Unloveable

Valentine’s Day has been the main association I make with the month of February. But almost 5 years ago that changed when my son was born. He’s my third child, my first son after two daughters.

Going from one to two kids was much harder than going from two to three. I also cut back at work when he was born, so all was well. 

Life started getting REALLY interesting shortly after my son’s first birthday…when I found out I was having twins. They would be born before he turned two.

My pregnancy was healthy but made difficult because I had three little ones at home, and the two babies incubating were born full term. During that time as I became increasingly immobile, my son became increasingly difficult. He is sensitive, high maintenance, strong-willed, fussy, needy and loud.

I struggled to get him to listen, or eat, or basically do anything. The worst part was not even the not-listening, it was the crying and fussing (i.e. screaming and meltdowns) over, you know… nothing… or everything. It led to ME screaming right back. Demanding unreasonable ultimatums from a two year old and most certainly making things worse. 

At some point during this stage I was reading an online article about parenting and toddlers, and there was a particular line: Love them when they’re unloveable. 

Those words hit me hard, right in the heart. I started saying that phrase to myself all the time. Whenever I was in that moment, when I just wanted to snap, I would say it. I literally said it out loud to myself repeatedly, like a mantra.

I have strived to put so much thought, effort and “approaches” into my parenting to help me shape great kids who were good listeners, kind and helpful. I want to foster all those important qualities. I want them succeed in the world and be happy. But in the end, my job is to love them. And sometimes that’s pretty much all I can do.

My son will be turning 5 this month. In so many ways he is a completely different child than that fussy two year old. It does get easier and my mantra did pay off.
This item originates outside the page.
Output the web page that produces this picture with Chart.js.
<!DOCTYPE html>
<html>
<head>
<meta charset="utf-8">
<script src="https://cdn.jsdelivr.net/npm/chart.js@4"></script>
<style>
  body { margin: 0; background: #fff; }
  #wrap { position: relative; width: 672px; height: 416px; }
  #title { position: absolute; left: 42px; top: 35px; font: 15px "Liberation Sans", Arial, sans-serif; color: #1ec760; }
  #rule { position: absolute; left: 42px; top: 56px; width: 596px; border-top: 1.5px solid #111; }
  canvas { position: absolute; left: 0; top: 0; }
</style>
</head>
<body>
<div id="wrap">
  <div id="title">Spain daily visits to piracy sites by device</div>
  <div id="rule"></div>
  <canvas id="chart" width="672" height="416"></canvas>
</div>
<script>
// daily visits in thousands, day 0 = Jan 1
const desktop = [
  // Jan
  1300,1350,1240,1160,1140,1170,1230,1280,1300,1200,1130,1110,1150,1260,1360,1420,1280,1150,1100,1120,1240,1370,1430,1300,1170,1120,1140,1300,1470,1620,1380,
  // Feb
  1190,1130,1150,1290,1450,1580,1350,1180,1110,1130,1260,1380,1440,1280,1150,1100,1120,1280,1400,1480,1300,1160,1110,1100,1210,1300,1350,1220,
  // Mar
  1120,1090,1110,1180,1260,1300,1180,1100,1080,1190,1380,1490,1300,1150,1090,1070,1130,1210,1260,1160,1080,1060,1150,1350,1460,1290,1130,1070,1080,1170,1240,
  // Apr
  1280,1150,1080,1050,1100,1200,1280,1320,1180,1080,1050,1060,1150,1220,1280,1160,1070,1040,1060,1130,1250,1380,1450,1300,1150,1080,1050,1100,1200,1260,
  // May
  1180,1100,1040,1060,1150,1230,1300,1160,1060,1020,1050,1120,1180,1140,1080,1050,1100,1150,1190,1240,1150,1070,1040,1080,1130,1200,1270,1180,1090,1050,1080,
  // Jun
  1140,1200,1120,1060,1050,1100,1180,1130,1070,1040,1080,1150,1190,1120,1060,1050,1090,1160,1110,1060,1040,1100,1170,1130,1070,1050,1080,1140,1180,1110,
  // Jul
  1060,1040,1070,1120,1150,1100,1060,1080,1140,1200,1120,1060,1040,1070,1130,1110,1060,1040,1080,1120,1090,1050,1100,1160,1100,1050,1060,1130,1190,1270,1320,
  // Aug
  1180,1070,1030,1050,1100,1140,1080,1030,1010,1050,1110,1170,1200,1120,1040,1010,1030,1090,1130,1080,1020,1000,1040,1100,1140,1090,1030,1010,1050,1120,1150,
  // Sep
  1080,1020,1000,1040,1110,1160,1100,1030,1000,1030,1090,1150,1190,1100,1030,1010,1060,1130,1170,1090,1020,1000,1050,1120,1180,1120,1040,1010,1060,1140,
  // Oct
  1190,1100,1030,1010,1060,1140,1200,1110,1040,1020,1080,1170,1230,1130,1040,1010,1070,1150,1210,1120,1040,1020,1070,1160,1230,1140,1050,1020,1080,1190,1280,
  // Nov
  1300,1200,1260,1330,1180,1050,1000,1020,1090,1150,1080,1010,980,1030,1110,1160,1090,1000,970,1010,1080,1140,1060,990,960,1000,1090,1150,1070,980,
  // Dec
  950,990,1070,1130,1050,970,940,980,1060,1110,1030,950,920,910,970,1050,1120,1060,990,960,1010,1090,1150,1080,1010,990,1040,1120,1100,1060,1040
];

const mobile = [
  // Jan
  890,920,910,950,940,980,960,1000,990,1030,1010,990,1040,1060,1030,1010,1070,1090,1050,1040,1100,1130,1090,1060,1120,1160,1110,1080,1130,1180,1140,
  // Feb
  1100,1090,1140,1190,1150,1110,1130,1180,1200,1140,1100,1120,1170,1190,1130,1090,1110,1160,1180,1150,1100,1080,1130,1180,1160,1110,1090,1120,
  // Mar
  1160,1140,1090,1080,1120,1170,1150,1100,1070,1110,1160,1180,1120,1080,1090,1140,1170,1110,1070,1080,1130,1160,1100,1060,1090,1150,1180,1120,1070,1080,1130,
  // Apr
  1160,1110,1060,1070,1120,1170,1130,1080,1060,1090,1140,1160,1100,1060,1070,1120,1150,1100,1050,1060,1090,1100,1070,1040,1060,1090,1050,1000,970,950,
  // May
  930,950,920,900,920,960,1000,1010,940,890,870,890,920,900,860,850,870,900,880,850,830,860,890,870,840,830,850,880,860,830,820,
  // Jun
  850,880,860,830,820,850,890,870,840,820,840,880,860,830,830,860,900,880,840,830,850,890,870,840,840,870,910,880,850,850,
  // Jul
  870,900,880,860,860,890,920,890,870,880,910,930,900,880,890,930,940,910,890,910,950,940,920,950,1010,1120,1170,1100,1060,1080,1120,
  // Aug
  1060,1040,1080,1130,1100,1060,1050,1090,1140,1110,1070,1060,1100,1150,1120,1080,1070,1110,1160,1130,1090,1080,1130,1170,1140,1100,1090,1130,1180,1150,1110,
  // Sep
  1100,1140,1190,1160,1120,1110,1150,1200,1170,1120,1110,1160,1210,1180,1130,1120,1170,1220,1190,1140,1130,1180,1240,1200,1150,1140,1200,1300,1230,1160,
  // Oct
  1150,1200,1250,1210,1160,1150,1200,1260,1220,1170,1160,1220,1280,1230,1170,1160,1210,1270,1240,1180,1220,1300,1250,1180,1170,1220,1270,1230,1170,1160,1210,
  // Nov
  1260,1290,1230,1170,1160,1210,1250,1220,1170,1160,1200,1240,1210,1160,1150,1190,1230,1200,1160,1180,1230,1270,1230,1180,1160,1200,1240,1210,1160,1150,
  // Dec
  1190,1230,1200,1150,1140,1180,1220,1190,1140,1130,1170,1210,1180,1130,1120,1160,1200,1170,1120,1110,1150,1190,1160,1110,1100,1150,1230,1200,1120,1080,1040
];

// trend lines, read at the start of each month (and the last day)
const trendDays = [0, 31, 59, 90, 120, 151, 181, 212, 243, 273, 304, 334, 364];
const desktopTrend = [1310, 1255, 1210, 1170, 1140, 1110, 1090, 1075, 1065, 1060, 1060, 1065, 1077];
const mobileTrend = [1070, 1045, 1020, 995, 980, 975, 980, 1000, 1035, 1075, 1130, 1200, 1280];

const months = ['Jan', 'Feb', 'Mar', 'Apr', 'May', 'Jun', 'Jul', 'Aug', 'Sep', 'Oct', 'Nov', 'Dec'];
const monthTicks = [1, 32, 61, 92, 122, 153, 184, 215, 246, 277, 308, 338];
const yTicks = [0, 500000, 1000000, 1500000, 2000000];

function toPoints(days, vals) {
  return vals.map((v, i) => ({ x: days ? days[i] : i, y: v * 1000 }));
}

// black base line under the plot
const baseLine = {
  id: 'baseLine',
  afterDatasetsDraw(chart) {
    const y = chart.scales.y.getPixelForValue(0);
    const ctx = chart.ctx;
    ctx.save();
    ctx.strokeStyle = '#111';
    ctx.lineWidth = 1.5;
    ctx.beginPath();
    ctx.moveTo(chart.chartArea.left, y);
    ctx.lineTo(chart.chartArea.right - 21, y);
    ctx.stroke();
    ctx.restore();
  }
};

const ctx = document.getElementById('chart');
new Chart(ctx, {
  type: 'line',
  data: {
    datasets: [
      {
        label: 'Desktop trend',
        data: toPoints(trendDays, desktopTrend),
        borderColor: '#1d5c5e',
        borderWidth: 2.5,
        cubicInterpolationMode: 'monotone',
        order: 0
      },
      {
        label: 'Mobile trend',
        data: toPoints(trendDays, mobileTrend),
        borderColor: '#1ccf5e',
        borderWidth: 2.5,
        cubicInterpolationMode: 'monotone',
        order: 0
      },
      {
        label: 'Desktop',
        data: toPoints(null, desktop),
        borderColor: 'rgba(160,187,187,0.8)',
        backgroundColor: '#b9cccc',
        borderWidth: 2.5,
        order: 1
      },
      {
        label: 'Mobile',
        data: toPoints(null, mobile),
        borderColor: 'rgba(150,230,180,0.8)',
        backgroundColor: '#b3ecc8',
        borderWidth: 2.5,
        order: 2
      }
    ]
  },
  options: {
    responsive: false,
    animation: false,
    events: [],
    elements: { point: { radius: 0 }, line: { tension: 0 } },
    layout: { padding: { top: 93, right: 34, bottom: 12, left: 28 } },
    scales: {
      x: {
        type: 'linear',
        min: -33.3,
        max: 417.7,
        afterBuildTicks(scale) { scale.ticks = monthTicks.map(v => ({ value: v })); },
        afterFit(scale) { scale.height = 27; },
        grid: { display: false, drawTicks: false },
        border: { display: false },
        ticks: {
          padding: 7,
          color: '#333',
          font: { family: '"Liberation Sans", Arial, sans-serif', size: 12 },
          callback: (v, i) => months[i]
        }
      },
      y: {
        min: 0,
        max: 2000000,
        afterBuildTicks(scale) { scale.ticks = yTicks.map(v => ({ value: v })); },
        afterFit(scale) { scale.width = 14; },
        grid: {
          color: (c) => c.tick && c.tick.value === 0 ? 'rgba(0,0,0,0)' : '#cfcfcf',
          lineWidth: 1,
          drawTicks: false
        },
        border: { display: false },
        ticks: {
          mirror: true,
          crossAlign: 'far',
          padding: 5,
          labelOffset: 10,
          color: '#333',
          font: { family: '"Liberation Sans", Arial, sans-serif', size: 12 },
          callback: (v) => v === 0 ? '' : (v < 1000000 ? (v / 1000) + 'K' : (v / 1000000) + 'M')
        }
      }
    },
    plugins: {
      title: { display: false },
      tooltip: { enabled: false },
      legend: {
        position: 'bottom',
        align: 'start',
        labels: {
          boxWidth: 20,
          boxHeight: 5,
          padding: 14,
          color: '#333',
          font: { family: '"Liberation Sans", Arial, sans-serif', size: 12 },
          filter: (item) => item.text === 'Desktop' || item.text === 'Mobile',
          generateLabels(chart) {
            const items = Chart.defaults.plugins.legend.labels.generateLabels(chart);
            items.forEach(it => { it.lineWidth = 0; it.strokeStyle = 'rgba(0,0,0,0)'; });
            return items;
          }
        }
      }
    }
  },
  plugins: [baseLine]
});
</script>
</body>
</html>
He is still a sensitive soul, but now in such a way that makes me so proud rather than so crazy.

One of the greatest gifts that goes with being a mother of so many children is that I can see the true power of their individual selves. I had 5 children in less than 5 years. My husband and I are raising them in a cluster, all together, all the time, all one routine. Yet their personalities, characteristics, qualities, attributes, challenges….are strikingly different. They all have blue eyes but the look in each one is unique.

It’s the hardest and best job in the world, I just need to love them.